Contribuição do jornalista Gustavo de Almeida
Assessor de Imprensa - Polícia Militar do Estado do Rio de Janeiro - MtB 21824 - http://br.linkedin.com/in/gustavodealmeida1968
Artigo
MAGISTRAL do coronel Ibis sobre o debate da desmilitarização, que sairá no
jornal da OAB. Mas desde já pode ser compartilhado. (Por Gustavo de Almeida)
"TRISTES TRÓPICOS II
Sempre que a Polícia Militar é
acusada de alguma brutalidade, o debate em torno do modelo de administração
militar retorna com fôlego renovado, como se a violência estivesse na linha de
desdobramento lógico do ideário dos corpos organizados sob a rigidez dos
princípios da hierarquia e da disciplina. Para um país marcado pela
interferência dos militares na política, como o nosso, a desmilitarização da
polícia ganha ares de sabedoria proverbial, como aquelas sentenças
grandiloquentes e vazias do conselheiro Acácio.
Uma discussão séria sobre
violência policial não pode desconsiderar um dado fundamental: policiais são
recrutados nas mesmas camadas sociais sobre as quais incidem,
preferencialmente, a criminalização e a vitimação operadas pelo sistema de
justiça criminal. Entre aquilo que o homem aprende, nos bancos escolares, e
aquilo que ele pratica - no momento em que é convocado a agir - entra um
componente estranho à formação profissional: o conjunto das crenças e valores
que o indivíduo traz consigo, no âmago do ser.
No Brasil, o fenômeno da
violência policial e a criminalização da pobreza são atos de uma mesma
tragédia: obras da escravidão. O problema é muito mais complexo do que uma
simples reforma no modelo de gestão das polícias militares. É preciso um grande
esforço de inclusão e de educação para a cidadania, se quisermos superar o
abandono histórico das camadas mais pobres da população.
Em segundo lugar, há uma
diferença imensa entre modelo de administração militar e militarismo. São
coisas absolutamente diferentes, que o discurso simplista dos especialistas de
plantão aglutina numa cantilena sem pé nem cabeça. A distinção é muito bem
apresentada no festejado Dicionário de política, organizado por Norberto
Bobbio, para o qual remetemos o leitor interessado no tema. Uma questão de
leitura atenta e honestidade intelectual.

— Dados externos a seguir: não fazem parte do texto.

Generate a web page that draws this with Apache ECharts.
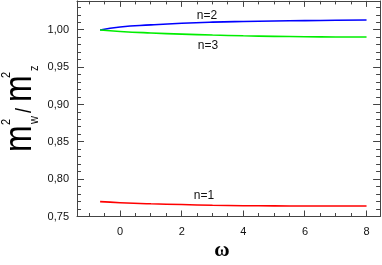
<!DOCTYPE html>
<html>
<head>
<meta charset="utf-8">
<script src="https://cdn.jsdelivr.net/npm/echarts@6/dist/echarts.min.js"></script>
<style>html,body{margin:0;padding:0;background:#fff;}#c{width:382px;height:265px;}</style>
</head>
<body>
<div id="c"></div>
<script>
// Data
const omega = [-0.65, 0, 1, 2, 3, 4, 5, 6, 7, 8];
const n1 = [0.770, 0.7685, 0.767, 0.766, 0.765, 0.7645, 0.7642, 0.7641, 0.764, 0.764];
const n2 = [1.000, 1.004, 1.0068, 1.009, 1.0105, 1.0114, 1.012, 1.0126, 1.013, 1.0134];
const n3 = [1.000, 0.998, 0.996, 0.9945, 0.9932, 0.9922, 0.9915, 0.991, 0.9907, 0.9906];
const seriesNames = ['n=1', 'n=2', 'n=3'];
// axis ranges and tick values
const xRange = [-1.4, 8.44];
const yRange = [0.75, 1.039];
const xLabelTicks = [0, 2, 4, 6, 8];
const yLabelTicks = [0.75, 0.80, 0.85, 0.90, 0.95, 1.00];
const xMinorTicks = [-1, -0.5, 0, 0.5, 1, 1.5, 2, 2.5, 3, 3.5, 4, 4.5, 5, 5.5, 6, 6.5, 7, 7.5, 8];
const yMinorTicks = [];
for (let i = 75; i <= 103; i++) yMinorTicks.push(i / 100);

const axisCol = '#444';
const font = 'Liberation Sans, Arial, sans-serif';
const lbl = { fontSize: 11, color: '#111', fontFamily: font };
const GRID = { left: 77, top: 0.9, width: 303.1, height: 215.6 };

const axisBase = (pos, r) => ({
  type: 'value', position: pos, min: r[0], max: r[1],
  axisLine: { show: true, onZero: false, lineStyle: { color: axisCol, width: 1 } },
  axisTick: { show: false }, splitLine: { show: false }
});

const chart = echarts.init(document.getElementById('c'), null, { renderer: 'canvas' });
const mk = (name, arr, color) => ({
  name, type: 'line', xAxisIndex: 0, yAxisIndex: 0, smooth: true, symbol: 'none',
  data: omega.map((x, i) => [x, arr[i]]),
  lineStyle: { color, width: 1.6 }, itemStyle: { color }
});

chart.setOption({
  animation: false,
  backgroundColor: '#fff',
  grid: GRID,
  xAxis: [
    Object.assign(axisBase('bottom', xRange), { axisLabel: Object.assign({ show: true, margin: 10, customValues: xLabelTicks }, lbl) }),
    Object.assign(axisBase('top', xRange), { axisLabel: { show: false } })
  ],
  yAxis: [
    Object.assign(axisBase('left', yRange), { axisLabel: Object.assign({ show: true, margin: 8, customValues: yLabelTicks,
      formatter: v => v.toFixed(2).replace('.', ',') }, lbl) }),
    Object.assign(axisBase('right', yRange), { axisLabel: { show: false } })
  ],
  series: [
    mk(seriesNames[0], n1, '#ff0000'),
    mk(seriesNames[1], n2, '#0000ff'),
    mk(seriesNames[2], n3, '#00ee00')
  ]
});

// tick positions from the chart's own scale, with a linear fallback on the same grid
function toPx(x, y) {
  let p = null;
  try { p = chart.convertToPixel({ xAxisIndex: 0, yAxisIndex: 0 }, [x, y]); } catch (e) { p = null; }
  if (!p || !isFinite(p[0]) || !isFinite(p[1])) {
    p = [GRID.left + (x - xRange[0]) / (xRange[1] - xRange[0]) * GRID.width,
         GRID.top + GRID.height - (y - yRange[0]) / (yRange[1] - yRange[0]) * GRID.height];
  }
  return p;
}
const cornerLB = toPx(xRange[0], yRange[0]);
const cornerRT = toPx(xRange[1], yRange[1]);
const pLeft = cornerLB[0], pBottom = cornerLB[1], pRight = cornerRT[0], pTop = cornerRT[1];
const snap = v => Math.round(v - 0.5) + 0.5;
const tickLine = (x1, y1, x2, y2) => ({ type: 'line', silent: true, z: 50,
  shape: { x1: x1, y1: y1, x2: x2, y2: y2 }, style: { stroke: axisCol, lineWidth: 1 } });
const tickEls = [];
xMinorTicks.forEach(v => {
  const x = snap(toPx(v, yRange[0])[0]);
  const len = xLabelTicks.includes(v) ? 6 : 3.5;
  tickEls.push(tickLine(x, pBottom, x, pBottom - len), tickLine(x, pTop, x, pTop + len));
});
yMinorTicks.forEach(v => {
  const y = snap(toPx(xRange[0], v)[1]);
  const major = yLabelTicks.some(t => Math.abs(t - v) < 1e-9);
  const len = major ? 7 : 4;
  tickEls.push(tickLine(pLeft, y, pLeft + len, y), tickLine(pRight, y, pRight - len, y));
});

const S = 1.2;
chart.setOption({
  graphic: { elements: tickEls.concat([
    { type: 'text', x: 207, y: 15.5, style: { text: seriesNames[1], font: '12px ' + font, fill: '#111', align: 'center', verticalAlign: 'middle' } },
    { type: 'text', x: 208, y: 45.5, style: { text: seriesNames[2], font: '12px ' + font, fill: '#111', align: 'center', verticalAlign: 'middle' } },
    { type: 'text', x: 204, y: 196, style: { text: seriesNames[0], font: '12px ' + font, fill: '#111', align: 'center', verticalAlign: 'middle' } },
    { type: 'text', x: 222, y: 251, style: { text: 'ω', font: 'bold 21px Liberation Serif, Times New Roman, serif', fill: '#000', align: 'center', verticalAlign: 'middle' } },
    {
      type: 'group', x: 32, y: 150, rotation: Math.PI / 2, scaleY: S,
      children: [
        { type: 'text', x: -2, y: -9.5, style: { text: 'm', font: '32px ' + font, fill: '#000', verticalAlign: 'middle' } },
        { type: 'text', x: 25, y: -21.3, style: { text: '2', font: '11px ' + font, fill: '#000', verticalAlign: 'middle' } },
        { type: 'text', x: 26, y: 2, style: { text: 'w', font: '11px ' + font, fill: '#000', verticalAlign: 'middle' } },
        { type: 'text', x: 37, y: -5.8, style: { text: '/', font: '18px ' + font, fill: '#000', verticalAlign: 'middle' } },
        { type: 'text', x: 48, y: -9.5, style: { text: 'm', font: '32px ' + font, fill: '#000', verticalAlign: 'middle' } },
        { type: 'text', x: 72, y: -21.3, style: { text: '2', font: '11px ' + font, fill: '#000', verticalAlign: 'middle' } },
        { type: 'text', x: 79, y: 2, style: { text: 'z', font: '11px ' + font, fill: '#000', verticalAlign: 'middle' } }
      ]
    }
  ]) }
});
</script>
</body>
</html>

Em síntese, a nossa miséria se
apresenta assim: nossa sociedade repousa sobre uma base secular de violência
inimaginável; amalgamado a esse fundamento hediondo há um autoritarismo
persistente e silencioso, socialmente admitido, que encontra na ideologia da
militarização da segurança pública expressão política para sua intolerância.
Não é outra a razão pela qual um filme como Tropa de Elite consegue
produzir um efeito assustador: transmudar violência fascista em glamour.
Essa insensibilidade dos afetos –
obra moral da escravidão - é a conditio sine qua non dessas brutalidades
cotidianas que praticamos debaixo do sol, nestes tristes trópicos. Estamos
muito próximos daquele diagnóstico sombrio, com o qual Lévi-Strauss abre suas
reflexões sobre o desenvolvimento dos aglomerados urbanos do Novo Mundo: entre
nós as cidades passavam da barbárie à decadência sem conhecer a civilização."